INSTRUCTIONS TO FOLLOW:
Spot every line with the word "this" and return it.

STORED ROWS:
----
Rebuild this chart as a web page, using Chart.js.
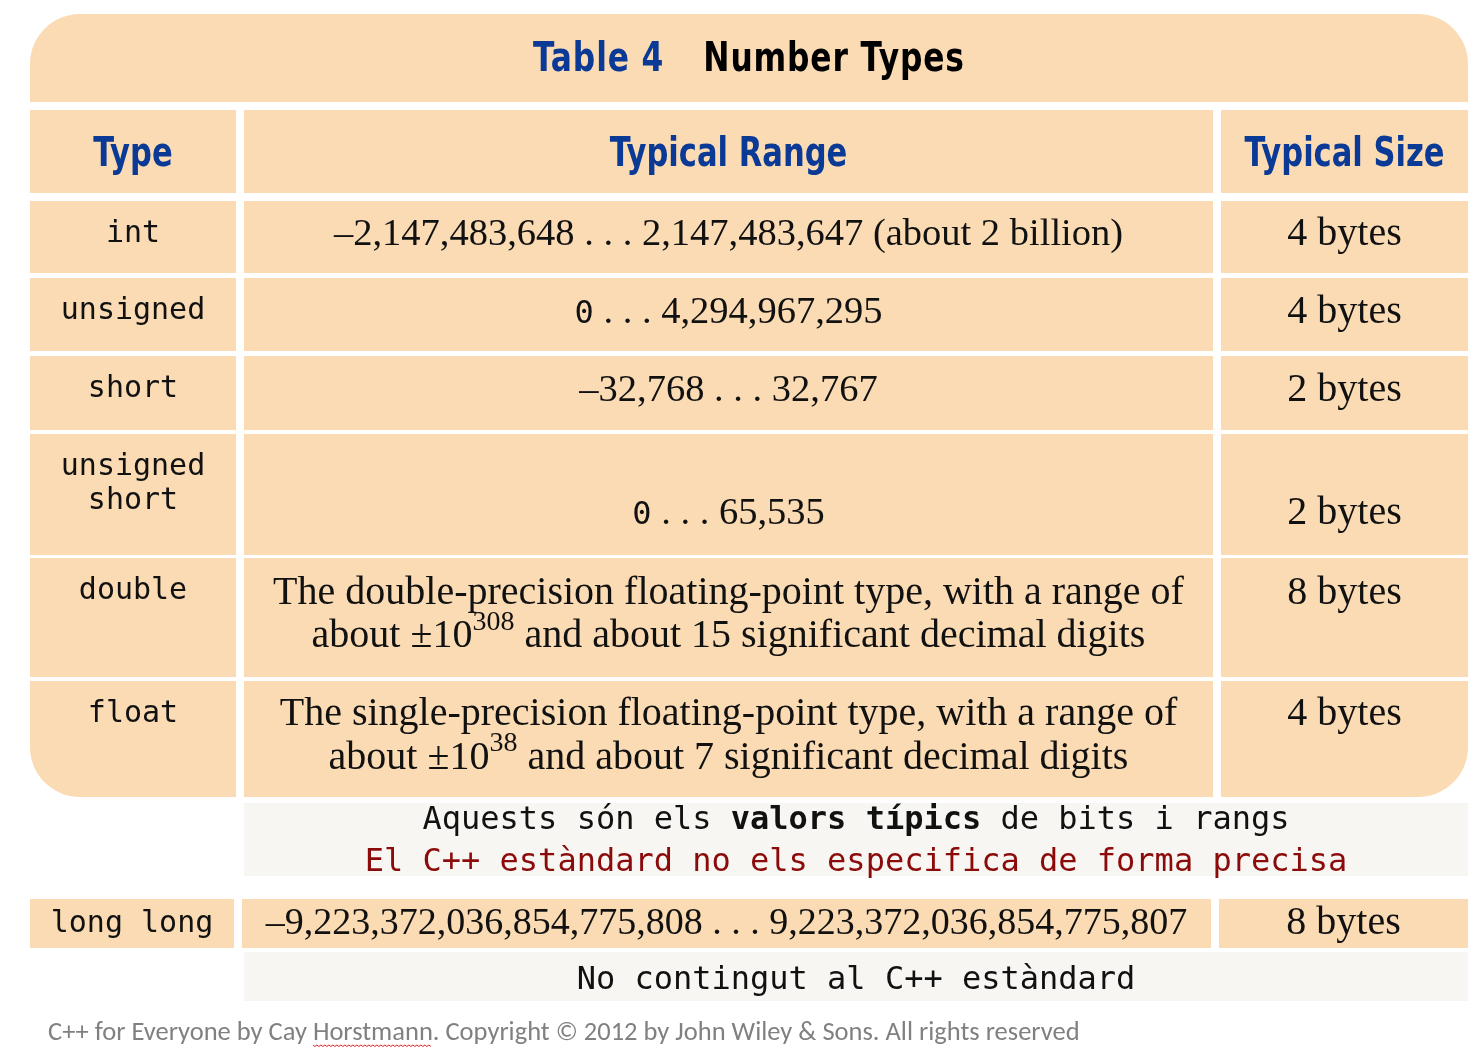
----
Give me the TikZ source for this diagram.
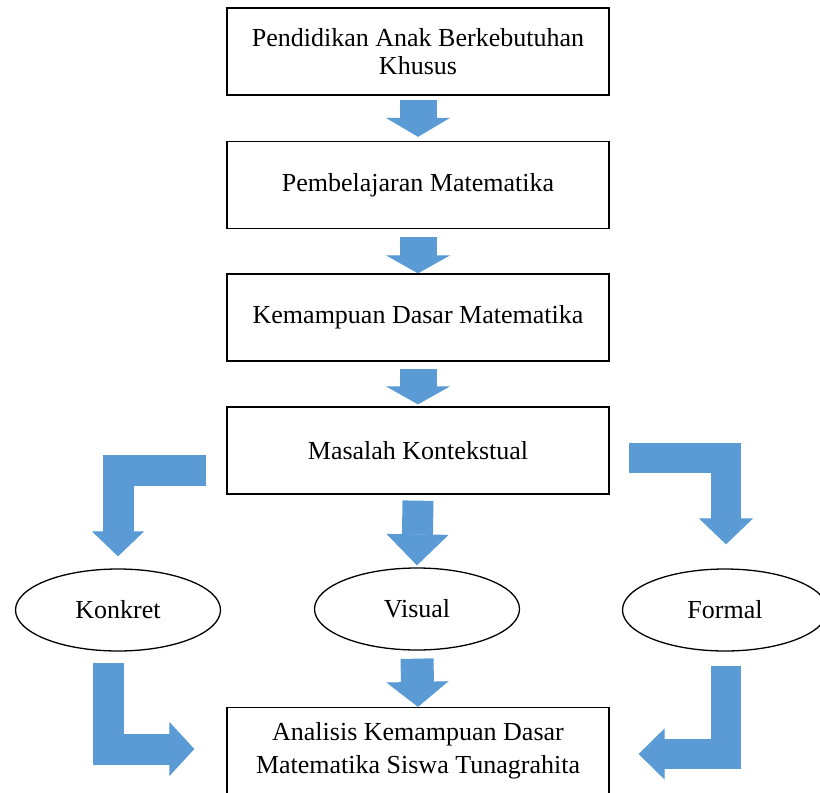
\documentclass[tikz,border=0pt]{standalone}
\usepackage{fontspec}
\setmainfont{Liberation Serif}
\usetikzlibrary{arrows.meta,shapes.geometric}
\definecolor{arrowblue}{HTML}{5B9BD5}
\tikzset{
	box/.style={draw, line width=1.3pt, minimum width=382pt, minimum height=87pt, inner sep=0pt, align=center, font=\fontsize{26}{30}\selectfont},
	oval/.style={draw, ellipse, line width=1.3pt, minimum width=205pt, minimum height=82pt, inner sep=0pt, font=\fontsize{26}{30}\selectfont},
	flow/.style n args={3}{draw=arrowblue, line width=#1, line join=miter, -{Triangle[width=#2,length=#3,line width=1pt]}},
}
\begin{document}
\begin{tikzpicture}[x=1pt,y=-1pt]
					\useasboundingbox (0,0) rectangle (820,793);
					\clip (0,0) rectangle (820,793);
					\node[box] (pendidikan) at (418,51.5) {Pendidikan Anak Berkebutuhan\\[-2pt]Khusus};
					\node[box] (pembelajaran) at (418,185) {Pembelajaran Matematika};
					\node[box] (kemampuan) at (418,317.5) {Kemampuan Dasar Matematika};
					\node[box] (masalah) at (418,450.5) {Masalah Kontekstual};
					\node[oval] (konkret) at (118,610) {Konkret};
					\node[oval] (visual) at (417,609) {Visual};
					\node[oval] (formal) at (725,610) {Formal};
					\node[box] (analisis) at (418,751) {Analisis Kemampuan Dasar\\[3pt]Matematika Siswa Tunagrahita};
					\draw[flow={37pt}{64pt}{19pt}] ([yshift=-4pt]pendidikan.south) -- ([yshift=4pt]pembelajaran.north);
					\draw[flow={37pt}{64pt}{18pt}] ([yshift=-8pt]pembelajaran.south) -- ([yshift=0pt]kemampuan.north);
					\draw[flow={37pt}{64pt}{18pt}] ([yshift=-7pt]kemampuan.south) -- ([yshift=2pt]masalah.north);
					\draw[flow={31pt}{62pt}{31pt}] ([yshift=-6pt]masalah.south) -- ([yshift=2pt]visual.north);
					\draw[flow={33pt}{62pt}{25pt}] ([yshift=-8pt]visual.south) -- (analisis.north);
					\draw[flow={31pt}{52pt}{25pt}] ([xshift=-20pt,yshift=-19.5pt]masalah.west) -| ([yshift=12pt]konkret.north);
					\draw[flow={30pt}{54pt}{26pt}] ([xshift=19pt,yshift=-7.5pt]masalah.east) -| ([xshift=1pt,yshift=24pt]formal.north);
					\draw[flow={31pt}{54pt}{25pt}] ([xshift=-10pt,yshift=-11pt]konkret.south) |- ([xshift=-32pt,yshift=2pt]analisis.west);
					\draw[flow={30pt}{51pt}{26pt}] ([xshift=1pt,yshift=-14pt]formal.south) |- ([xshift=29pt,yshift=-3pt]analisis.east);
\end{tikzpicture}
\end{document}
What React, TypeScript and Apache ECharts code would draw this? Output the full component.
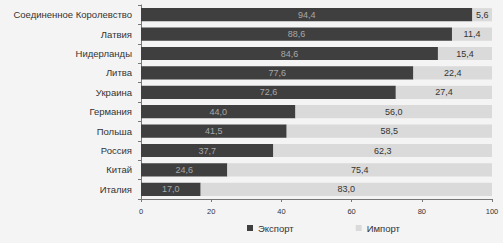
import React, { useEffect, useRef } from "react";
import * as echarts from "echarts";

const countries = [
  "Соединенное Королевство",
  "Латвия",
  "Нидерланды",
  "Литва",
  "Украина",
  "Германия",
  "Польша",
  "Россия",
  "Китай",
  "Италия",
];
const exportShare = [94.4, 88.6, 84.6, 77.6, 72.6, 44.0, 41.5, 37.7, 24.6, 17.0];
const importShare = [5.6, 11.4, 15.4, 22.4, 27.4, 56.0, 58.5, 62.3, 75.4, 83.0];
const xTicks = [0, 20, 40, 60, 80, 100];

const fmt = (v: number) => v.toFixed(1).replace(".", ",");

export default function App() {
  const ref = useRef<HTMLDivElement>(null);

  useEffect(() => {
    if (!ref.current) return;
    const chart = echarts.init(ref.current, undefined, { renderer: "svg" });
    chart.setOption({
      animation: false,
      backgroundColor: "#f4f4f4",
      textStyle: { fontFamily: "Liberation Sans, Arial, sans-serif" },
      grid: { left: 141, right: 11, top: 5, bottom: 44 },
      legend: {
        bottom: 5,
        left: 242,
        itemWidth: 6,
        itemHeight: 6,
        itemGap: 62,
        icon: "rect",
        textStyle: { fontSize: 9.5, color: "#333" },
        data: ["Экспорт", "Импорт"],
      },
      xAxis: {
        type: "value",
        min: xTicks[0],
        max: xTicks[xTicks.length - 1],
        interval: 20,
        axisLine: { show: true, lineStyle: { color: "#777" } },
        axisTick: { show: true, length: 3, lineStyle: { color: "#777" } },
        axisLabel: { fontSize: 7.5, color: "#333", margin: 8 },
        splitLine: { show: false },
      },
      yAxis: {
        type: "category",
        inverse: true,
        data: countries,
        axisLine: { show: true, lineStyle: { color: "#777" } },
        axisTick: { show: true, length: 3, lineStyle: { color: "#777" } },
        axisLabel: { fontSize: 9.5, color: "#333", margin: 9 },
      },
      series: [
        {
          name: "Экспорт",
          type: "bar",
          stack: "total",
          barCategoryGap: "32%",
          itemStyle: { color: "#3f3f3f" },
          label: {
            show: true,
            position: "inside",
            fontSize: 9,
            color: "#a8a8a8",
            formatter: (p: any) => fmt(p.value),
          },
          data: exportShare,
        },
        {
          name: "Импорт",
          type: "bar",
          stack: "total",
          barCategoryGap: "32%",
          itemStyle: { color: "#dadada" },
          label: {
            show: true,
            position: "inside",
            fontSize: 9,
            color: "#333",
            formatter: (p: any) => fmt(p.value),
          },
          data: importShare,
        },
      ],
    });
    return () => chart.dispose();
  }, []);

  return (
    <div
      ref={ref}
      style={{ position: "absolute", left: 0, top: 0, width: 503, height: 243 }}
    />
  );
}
----
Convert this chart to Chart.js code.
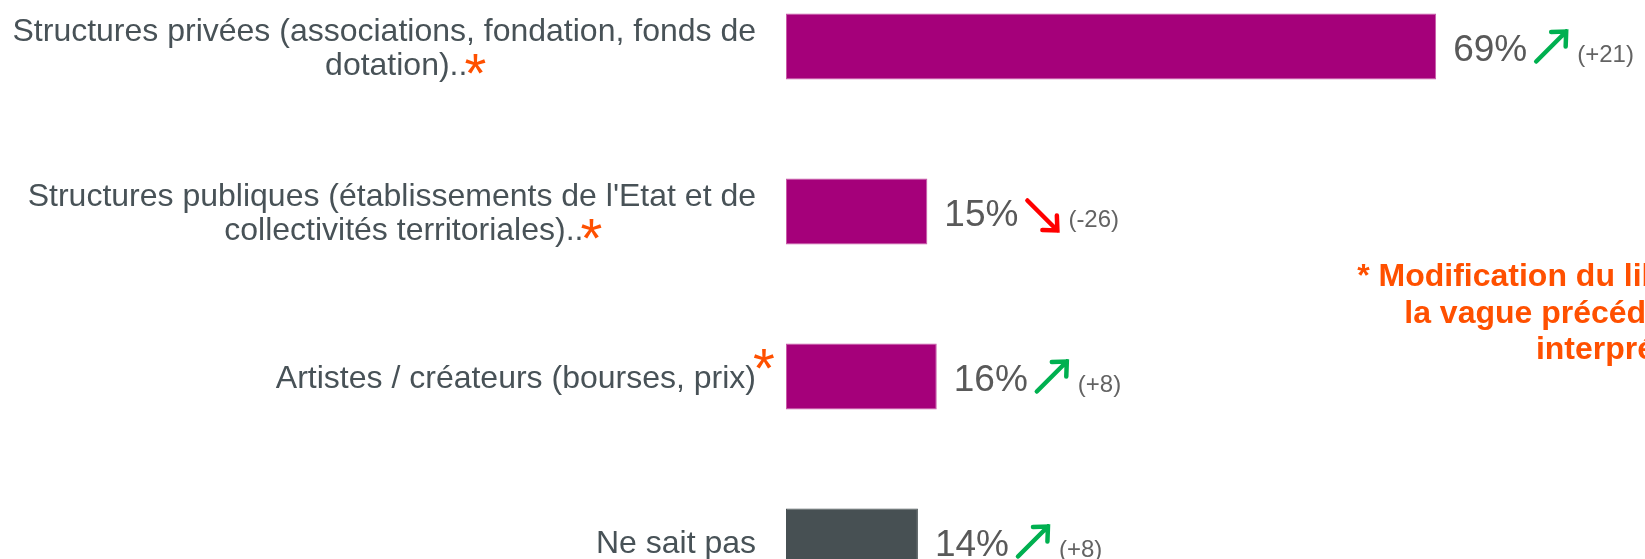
----
THE RESPONSE:
Rebuild this chart as a web page, using Chart.js.
Give me the TikZ source for this diagram.
What React, TypeScript and Apache ECharts code would draw this? Output the full component.
Convert this chart to Chart.js code.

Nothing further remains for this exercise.